Introduction
Handling datasets in Python is often synonymous with using the Pandas library. A common task when manipulating data is inserting a new row into an existing DataFrame at a specific position. This tutorial will guide you through multiple approaches to achieve this, ranging from basic to more advanced methods. Understanding how to insert rows dynamically can be crucial in data preprocessing, feature engineering, or even when dynamically updating datasets based on real-time data.
Prerequisite
Before we dive into the examples, make sure you have Python and Pandas installed in your environment:
pip install pandas
Creating a Simple DataFrame
Let’s start by creating a DataFrame we will be working with throughout this tutorial:
import pandas as pd
data = {
"Name": ["John", "Jane", "Doe"],
"Age": [28, 34, 23],
"Profession": ["Developer", "Designer", "Manager"],
}
df = pd.DataFrame(data)
print(df)
This prints:
Name Age Profession
0 John 28 Developer
1 Jane 34 Designer
2 Doe 23 Manager
Method 1: Using pd.concat()
The pd.concat()
function is one of the most straightforward methods to insert a row at a specific position. The idea is to split the DataFrame into two parts: before and after the target position, and then concatenate the new row in between.

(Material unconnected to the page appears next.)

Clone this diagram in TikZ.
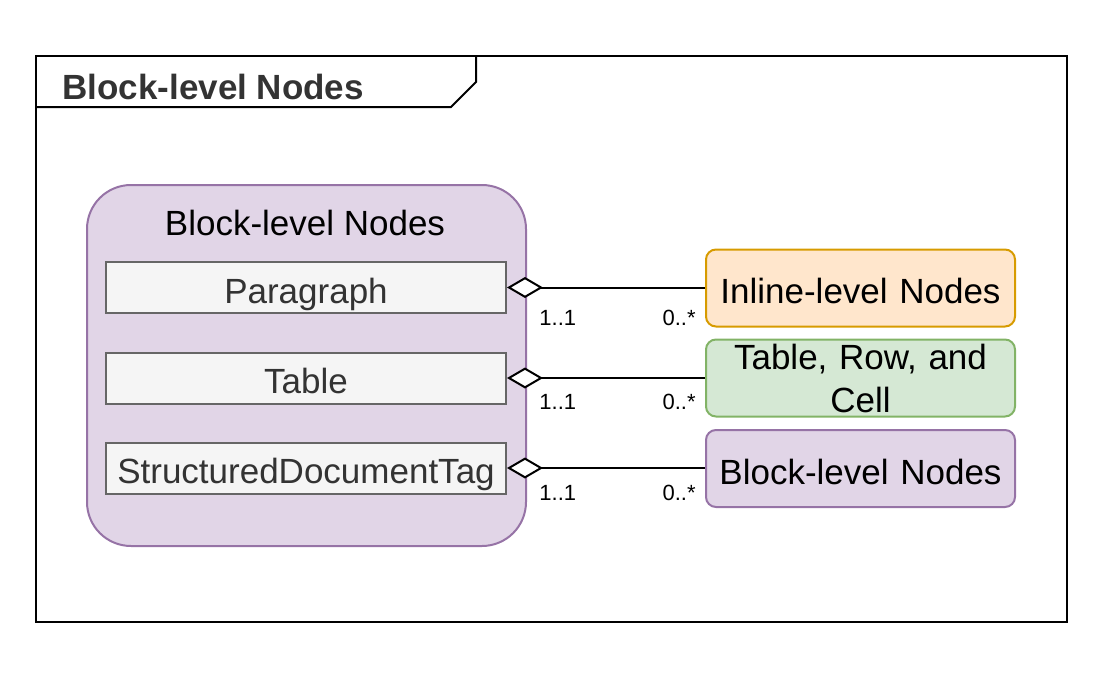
\documentclass[tikz,border=0pt]{standalone}
\usepackage{fontspec}
\setmainfont{Liberation Sans}
\usepackage{tikz}
\usetikzlibrary{arrows.meta}
\definecolor{purpfill}{HTML}{E1D5E7}
\definecolor{purpline}{HTML}{9673A6}
\definecolor{itemfill}{HTML}{F5F5F5}
\definecolor{itemline}{HTML}{666666}
\definecolor{itemtext}{HTML}{333333}
\definecolor{orngfill}{HTML}{FFE6CC}
\definecolor{orngline}{HTML}{D79B00}
\definecolor{grnfill}{HTML}{D5E8D4}
\definecolor{grnline}{HTML}{82B366}

\begin{document}
\begin{tikzpicture}[x=0.5pt,y=-0.5pt,bigtxt/.style={font=\fontsize{17.5}{21.5}\selectfont},oneline/.style={text height=17pt,text depth=1.5pt},item/.style={draw=itemline,fill=itemfill,text=itemtext,line width=1pt,minimum width=200pt,minimum height=25.5pt,inner sep=0pt,bigtxt,oneline},side/.style n args={2}{draw=#1,fill=#2,line width=1pt,rounded corners=5pt,minimum width=154.5pt,minimum height=38.5pt,text width=150pt,align=center,inner sep=0pt,bigtxt},agg/.style={{Diamond[fill=white,length=18pt,width=10.5pt]}-,line width=1pt},mult/.style={font=\fontsize{11}{13}\selectfont,inner sep=0pt}]
\useasboundingbox (0,0) rectangle (1100,680);
% frame with tab
\draw[line width=1pt] (36,56) rectangle (1067,622);
\draw[line width=1pt] (36,107) -- (451,107) -- (476,82) -- (476,56);
\node[anchor=west,inner sep=0pt,text=itemtext,font=\bfseries\fontsize{17.5}{21}\selectfont] (hdr) at (62,87) {Block-level Nodes};
% container
\node[draw=purpline,fill=purpfill,line width=1pt,rounded corners=22pt,minimum width=219.5pt,minimum height=180.5pt] (blk) at (306.5,365.5) {};
\node[bigtxt] (blkttl) at (305,223) {Block-level Nodes};
\node[item] (para) at (306,287.5) {Paragraph};
\node[item] (tbl) at (306,378) {Table};
\node[item] (sdt) at (306,468) {StructuredDocumentTag};
% right side
\node[side={orngline}{orngfill},oneline] (inl) at (860.5,288) {Inline-level Nodes};
\node[side={grnline}{grnfill}] (trc) at (860.5,378) {Table, Row, and\\Cell};
\node[side={purpline}{purpfill},oneline] (sub) at (860.5,468.5) {Block-level Nodes};
\foreach \a/\b/\dy in %
{para/inl/15, tbl/trc/12, sdt/sub/12.5} {
   \draw[agg] (\a.east) -- (\a.east -| \b.west);
   \node[mult,anchor=west] at ([xshift=16pt,yshift=-\dy pt]\a.east) {1..1};
   \node[mult,anchor=east] at ([xshift=-4.5pt,yshift=-\dy pt]\a.east -| \b.west) {0..*};
}
\end{tikzpicture}
\end{document}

Here’s how you can achieve it:
new_row = pd.DataFrame({'Name': ['Alice'], 'Age': [30], 'Profession': ['Scientist']})
target_index = 1
df1 = df.iloc[:target_index]
df2 = df.iloc[target_index:]
df_final = pd.concat([df1, new_row, df2]).reset_index(drop=True)
print(df_final)
This results in:
Name Age Profession
0 John 28 Developer
1 Alice 30 Scientist
2 Jane 34 Designer
3 Doe 23 Manager
Method 2: Using DataFrame.append()
and DataFrame.loc
Another approach involves the DataFrame.append()
method in combination with DataFrame.loc
for reindexing. This method is slightly more complex but offers more control.
Example:
new_row = pd.DataFrame({'Name': ['Bob'], 'Age': [26], 'Profession': ['Trader']}, index=[1.5])
df = df.append(new_row, ignore_index=False)
df = df.sort_index().reset_index(drop=True)
print(df)
This sorts the DataFrame by index and then resets the index, effectively inserting the new row in the correct position:
Name Age Profession
0 John 28 Developer
1 Bob 26 Trader
2 Alice 30 Scientist
3 Jane 34 Designer
4 Doe 23 Manager
Method 3: Modifying the DataFrame In-Place
For those looking for an even more direct approach, modifying the DataFrame in-place might be the solution. This involves directly manipulating the DataFrame's
indices and values. This method requires careful handling to avoid errors.
Example:
target_index = 2
df_tmp = df[:target_index]
df_tmp.loc[target_index] = ['Charlie', 29, 'Entrepreneur']
df = pd.concat([df_tmp, df[target_index:]]).reset_index(drop=True)
print(df)
This adds a new row at the specified position without creating a new DataFrame:
Name Age Profession
0 John 28 Developer
1 Alice 30 Scientist
2 Charlie 29 Entrepreneur
3 Jane 34 Designer
4 Doe 23 Manager
For those needing more precise control over the operation, especially when dealing with large DataFrames, the iloc
function can provide an efficient way to manipulate data. This method, however, requires a deep understanding of Pandas indexing.
Conclusion
Inserting a row into a specific position in a DataFrame is a task that can be accomplished through various methods, each with its own set of benefits and drawbacks. Understanding these different approaches allows for more flexible and efficient data manipulation, fitting a wide range of data management scenarios. The choice of method depends largely on the specific requirements of your task and the complexity of your data structure.